Renewable energy company Seagreen has lodged an application to change the route of its underground cables at a berry-growing farm in Angus.
The company wants to alter the course of the line that will carry power from its proposed giant £10 billion windfarm off the Angus coast.
The new route is at Balhungie Farm, off the A92, and is being sought to avoid an area of polytunnels following feedback from the landowner.
The nature of the development which is proposed (underground export cables, cable joint bays and ancillary works) is identical to that forming part of the existing planning permission and it is only the route of the underground cables which will change.
The proposed alternative route runs east to west across the field to the south of the polytunnels and the farm reservoir.
Once across the Buddon Burn the route runs northwards before rejoining the original route adjacent to Balhungie Farm.
The proposed new section of the route will link to the overall cable route between Carnoustie and Tealing which is required to connect the Seagreen Alpha and Seagreen Bravo offshore windfarms to the national electricity transmission network (grid).

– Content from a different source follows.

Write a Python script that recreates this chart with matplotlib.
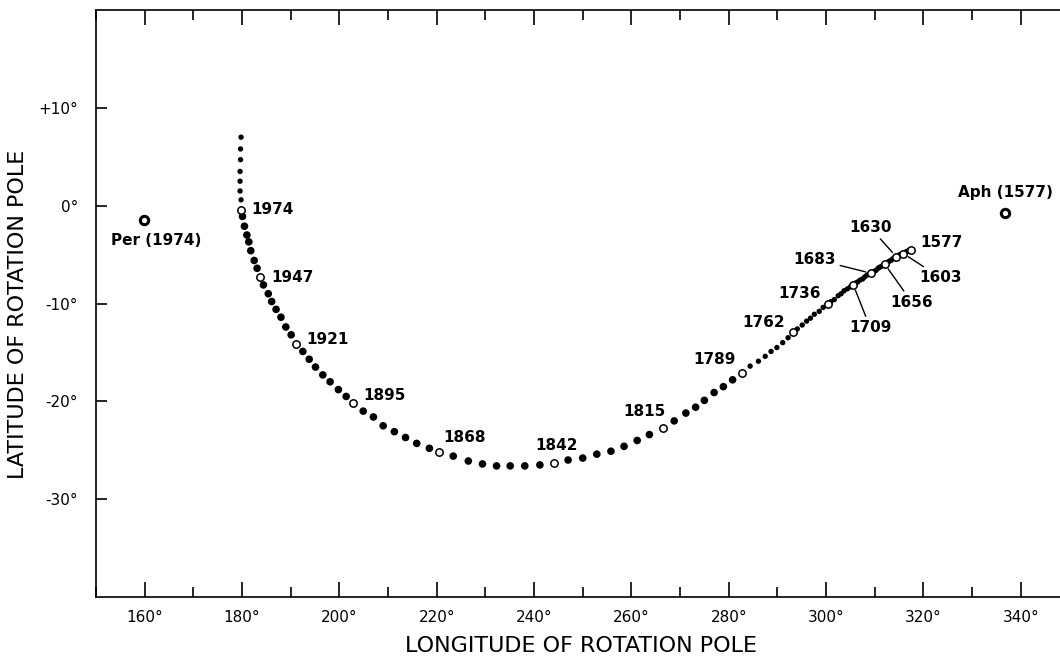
import matplotlib
matplotlib.use("Agg")
import matplotlib.pyplot as plt
import numpy as np

# ── data (degrees) ──────────────────────────────────────────────────────────
# filled dots, from the top end (above 1974) down round the arc to 1577
dot_lon = [179.8, 179.7, 179.7, 179.6, 179.6, 179.6, 179.8,
           180.1, 180.5, 181.0, 181.4, 181.8, 182.5, 183.1,
           184.4, 185.4, 186.1, 187.0, 188.0, 189.0, 190.1,
           192.5, 193.8, 195.1, 196.6, 198.1, 199.8, 201.4,
           204.9, 207.0, 209.0, 211.3, 213.6, 215.9, 218.5,
           223.4, 226.5, 229.4, 232.3, 235.1, 238.1, 241.2,
           247.0, 250.0, 252.9, 255.8, 258.5, 261.2, 263.7,
           268.8, 271.2, 273.2, 275.0, 277.0, 278.9, 280.8,
           284.4, 286.1, 287.5, 288.7, 289.9, 291.1, 292.2,
           294.1, 295.1, 296.0, 296.8, 297.6, 298.6, 299.4,
           301.0, 301.7, 302.5, 303.1, 303.7, 304.4, 305.0,
           306.1, 306.5, 307.0, 307.5, 307.9, 308.4, 308.8,
           309.5, 310.0, 310.3, 310.7, 311.0, 311.4, 311.7,
           312.4, 312.7, 312.9, 313.3, 313.6, 313.8, 314.1,
           314.6, 314.8, 315.0, 315.2, 315.4, 315.6, 315.8,
           316.1, 316.3, 316.5, 316.7, 316.9, 317.1, 317.2]
dot_lat = [7.0, 5.8, 4.7, 3.5, 2.5, 1.5, 0.6,
           -1.1, -2.1, -3.0, -3.7, -4.6, -5.6, -6.4,
           -8.1, -9.0, -9.8, -10.6, -11.4, -12.4, -13.2,
           -14.9, -15.7, -16.5, -17.3, -18.0, -18.8, -19.5,
           -21.0, -21.6, -22.5, -23.1, -23.7, -24.3, -24.8,
           -25.6, -26.1, -26.4, -26.6, -26.6, -26.6, -26.5,
           -26.0, -25.8, -25.4, -25.1, -24.6, -24.0, -23.4,
           -22.0, -21.2, -20.6, -19.9, -19.1, -18.5, -17.8,
           -16.4, -15.9, -15.4, -14.9, -14.5, -14.0, -13.5,
           -12.6, -12.2, -11.8, -11.5, -11.1, -10.8, -10.4,
           -9.8, -9.6, -9.2, -9.0, -8.7, -8.5, -8.3,
           -7.9, -7.8, -7.6, -7.5, -7.3, -7.1, -7.0,
           -6.8, -6.7, -6.6, -6.4, -6.3, -6.2, -6.1,
           -5.9, -5.8, -5.7, -5.6, -5.5, -5.4, -5.3,
           -5.2, -5.1, -5.1, -5.0, -5.0, -5.0, -4.9,
           -4.8, -4.8, -4.7, -4.7, -4.6, -4.6, -4.5]

# open circles with their years
years = [1974, 1947, 1921, 1895, 1868, 1842, 1815, 1789,
         1762, 1736, 1709, 1683, 1656, 1630, 1603, 1577]
year_lon = [179.7, 183.7, 191.0, 202.8, 220.5, 244.1, 266.4, 282.7,
            293.2, 300.4, 305.6, 309.2, 312.1, 314.4, 315.9, 317.4]
year_lat = [-0.4, -7.3, -14.1, -20.2, -25.2, -26.3, -22.7, -17.1,
            -12.9, -10.1, -8.1, -6.9, -6.0, -5.2, -4.9, -4.5]

# perihelion / aphelion poles
apsis_names = ["Per (1974)", "Aph (1577)"]
apsis_lon = [159.9, 336.8]
apsis_lat = [-1.5, -0.7]

xtick_vals = [160, 180, 200, 220, 240, 260, 280, 300, 320, 340]
xtick_text = ["160°", "180°", "200°", "220°", "240°", "260°", "280°", "300°", "320°", "340°"]
ytick_vals = [10, 0, -10, -20, -30]
ytick_text = ["+10°", "0°", "-10°", "-20°", "-30°"]

# ── label placement (pixel offsets from the circle, alignment, leader) ──────
label_style = {
    1974: ((11, 0), "left", False),
    1947: ((11, 0), "left", False),
    1921: ((11, 4), "left", False),
    1895: ((10, 8), "left", False),
    1868: ((4, 15), "left", False),
    1842: ((-19, 17), "left", False),
    1815: ((-39, 16), "left", False),
    1789: ((-49, 13), "left", False),
    1762: ((-51, 9), "left", False),
    1736: ((-50, 11), "left", False),
    1709: ((17, -43), "center", True),
    1683: ((-56, 14), "center", True),
    1656: ((27, -38), "center", True),
    1630: ((-26, 29), "center", True),
    1603: ((37, -24), "center", True),
    1577: ((10, 7), "left", False),
}

# ── figure ──────────────────────────────────────────────────────────────────
fig = plt.figure(figsize=(10.6, 6.62), dpi=100)
ax = fig.add_axes([96 / 1060, 65 / 662, 973.4 / 1060, 587 / 662])
ax.set_xlim(150, 350)
ax.set_ylim(-40, 20)

lon = np.array(dot_lon)
lat = np.array(dot_lat)
sizes = np.where((lat > 0) | (lon > 283), 15, 30)
ax.scatter(lon, lat, s=sizes, color="black", linewidths=0, zorder=2)

ax.plot(year_lon, year_lat, "o", ms=5.3, mfc="white", mec="black", mew=1.1,
        ls="none", zorder=3)

for yr, x, y in zip(years, year_lon, year_lat):
    (dx, dy), ha, leader = label_style[yr]
    props = None
    if leader:
        props = dict(arrowstyle="-", color="black", lw=1.0, shrinkA=1, shrinkB=4)
    ax.annotate(str(yr), (x, y), xytext=(dx, dy), textcoords="offset pixels",
                ha=ha, va="center", fontsize=11, fontweight="bold",
                arrowprops=props, zorder=4)

ax.plot(apsis_lon, apsis_lat, "o", ms=6, mfc="white", mec="black", mew=2.2,
        ls="none", zorder=3)
for name, x, y, off in zip(apsis_names, apsis_lon, apsis_lat, [(12, -20), (0, 20)]):
    ax.annotate(name, (x, y), xytext=off, textcoords="offset pixels",
                ha="center", va="center", fontsize=11, fontweight="bold")

# axes frame and ticks
for side in ["top", "bottom", "left", "right"]:
    ax.spines[side].set_linewidth(1.2)

ax.set_xticks(xtick_vals)
ax.set_xticklabels(xtick_text, fontsize=11)
ax.set_xticks(np.arange(150, 351, 10), minor=True)
ax.set_yticks(ytick_vals)
ax.set_yticklabels(ytick_text, fontsize=11)
ax.tick_params(axis="x", which="major", direction="in", length=11, width=1.2,
               top=True, bottom=True, pad=9)
ax.tick_params(axis="x", which="minor", direction="in", length=7, width=1.2,
               top=True, bottom=True)
ax.tick_params(axis="y", which="major", direction="in", length=8, width=1.2,
               left=True, right=False, pad=13)

ax.set_xlabel("LONGITUDE OF ROTATION POLE", fontsize=16)
ax.set_ylabel("LATITUDE OF ROTATION POLE", fontsize=16)
ax.xaxis.set_label_coords(0.498, -0.066)
ax.yaxis.set_label_coords(-0.070, 0.482)

fig.savefig("out.png", dpi=100)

Seagreen, a partnership between Scottish and Southern Energy and Fluor Limited, is seeking consent from Marine Scotland to erect up to 150 turbines in two separate windfarm developments off the Angus coast.
They would each have a capacity of 525 MW and accommodate up to 75 wind turbines and supporting infrastructure of subsea cables, offshore substation platforms and meteorological masts.
The planning application states: “After submission of the application, Seagreen became aware of concerns over the potential impacts of the proposed route on existing polytunnels and associated irrigation infrastructure at Balhungie.
“These concerns were stated in a letter of representation submitted on behalf of the landowner at Balhungie in response to the extant PPP application.
“Following the grant of the extant PPP by Angus Council, Seagreen undertook further discussion with the owner of Balhungie Farm in response to the concerns over the approved route.
“It was confirmed that construction of the approved route would potentially require removal and reinstatement of a number of polytunnels, resulting in a period of temporary disruption over the duration of construction works.
“Although the approved route does not have a detrimental impact on the viability of the overall farming unit at Balhungie, an alternative route is preferred by the landowner to avoid potential impacts on the polytunnels during construction.”